陆小余走出机场,便看见贝思站在车前,已经等在了那里。
上了她安排的车,车子在路上飞驰,贝思脸上满是疲惫,显然好些天都没有休息好了。
“小余,你能来真是太好了。”贝思拉着她的手,手指颤抖,“你外公的手术很成功,但还没过危险期,这24小时很关键……”
“没事的。”陆小余安慰地说,可是自己的声音也是颤抖。
医院被保镖团团包围着,外面蹲守着很多闻风赶来记者。看见他们的车子过来,扑过来堵住,不停地拍照,不过很快便被保镖拦开了。
车子艰难地从保镖用身体隔出来的路上开进了医院,下了车,贝思便拉着陆小余往电梯走。
这里好像是一家私人医院,整栋楼似乎都被包下来了,很是冷清,似乎一个病人都没有。一直到了顶层,走出电梯便看见长长的走廊上摆满了花篮,好几个保镖守在病房门口。
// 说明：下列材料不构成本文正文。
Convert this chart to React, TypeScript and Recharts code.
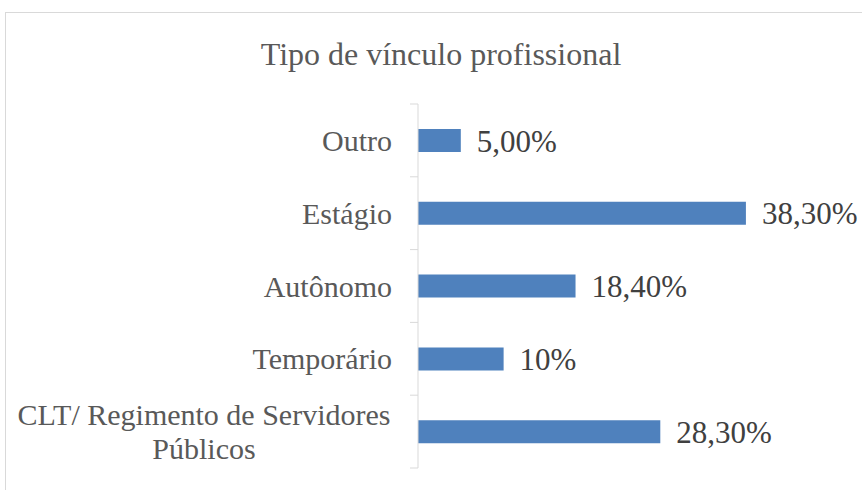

贝思无奈地解释,“你外公身份特殊,身体状态必须要严格地保密。”
陆小余点了下头,跟在她身后进去。
病房里,玻璃窗外站着好几个人。贝思的丈夫许之文,许贝,许安安也来了,她身边站着的人,穿着白色的大衣,头发在脑后挽成一个鬓,带着珍珠的发饰,简单优雅。看样子,应该就是许安安的母亲许澜了。
“……小余?”一道哽咽的声音在角落里响起。
陆小余顺着声音看去,这才注意到角落里坐着的老妇人。她穿着素色的西服套装,因为从政的关系,脸上有寻常妇人没有的刚毅,目光清明精锐,只是精神却明显不太好,眼睛布满了血丝。
随着她的声音,玻璃窗前的四人纷纷回头望来,陆小余不由自主地攥紧手指,沉默地站在贝思身边。
“这是你外婆。”贝思推了推她。
陆小余还是没动,有些不知所措。当时着急,没想太多,没想过自己和半路出现的亲人见面会很尴尬,早知道就让董郁庭陪自己一起过来了。
手被人握住,打断了她的思绪。
陆小余定了定神,对上老妇人含泪的双眼。
“小余……”她颤抖地叫着她的名字,说不出话来。
陆小余深呼吸一口气,没有从她手中抽出自己的手,扯了扯嘴角勉强挤出一抹笑容,“许领事情况如何了?”
她的称呼让老妇人一怔,脸上表情瞬息万变。不过她也料到了陆小余不会这么容易接受他们,也能理解,所以有这个心理准备,面色随即便恢复如常,悲伤地说,“医生说,如果24小时以内能够醒来,就没有生命危险了……”
陆小余点点头,朝着玻璃窗走去,对上许安安望着她的深沉的眼眸,扯了扯嘴角,算是打过招呼。
“小余,你和大伯公说说话吧,他听到你的声音肯定会醒过来的。”许贝眼睛红红的,拉着陆小余的手,“我爷爷奶奶在我很小的时候就去世了,大伯公就像我的爷爷一样……”
“不要哭。”陆小余用指腹抹去她眼角的泪水,柔声安慰,“会没事的。”
看样子,许家所有人都已经知道了她的身份。
病房里的人都被贝思支走了,只剩下她一个人,陪着玻璃窗内的老人。
陆小余呆呆地看着病床上昏迷不醒的老人,戴着氧气罩,看他脸部的轮廓,平时应该是一个很严厉的老人吧?他的年龄,这两年也快退休了吧。
陆小余也不知道自己在想些什么,脑子里很乱。
她靠着玻璃窗慢慢地坐下来,也不知道里面的人能不能听见,又更像是自言自语地说,“我小时候在乡下的时候,最喜欢往邻家小黄家里跑了。因为她爷爷总给她买好多好吃的零食,背着她爸妈给她吃。都说老人溺爱孙子孙女,我那时候特别羡慕她。因为在我小的时候,外婆非常严厉,我从来没体会过那种被溺爱的感觉。那时候我就想,要是我也有一个爷爷多好,带我出去玩,偷偷地往我书包里塞零食,在学校里闯了祸,回家就哭着扑进爷爷的怀里,爷爷肯定不会骂我……”
陆小余吸了吸鼻子,心脏像是泡在柠檬水里,难受得她想哭。
“现在突然知道原来我也有爷爷,可是一句话都还没有说上,便有可能再也说不上了。”陆小余双手贴在玻璃窗上,哽咽地说,“不准你死。你给我醒过来,把欠我的童年还给我。钓鱼,去游乐场,买零食,买新书包……这些,你通通还给我!”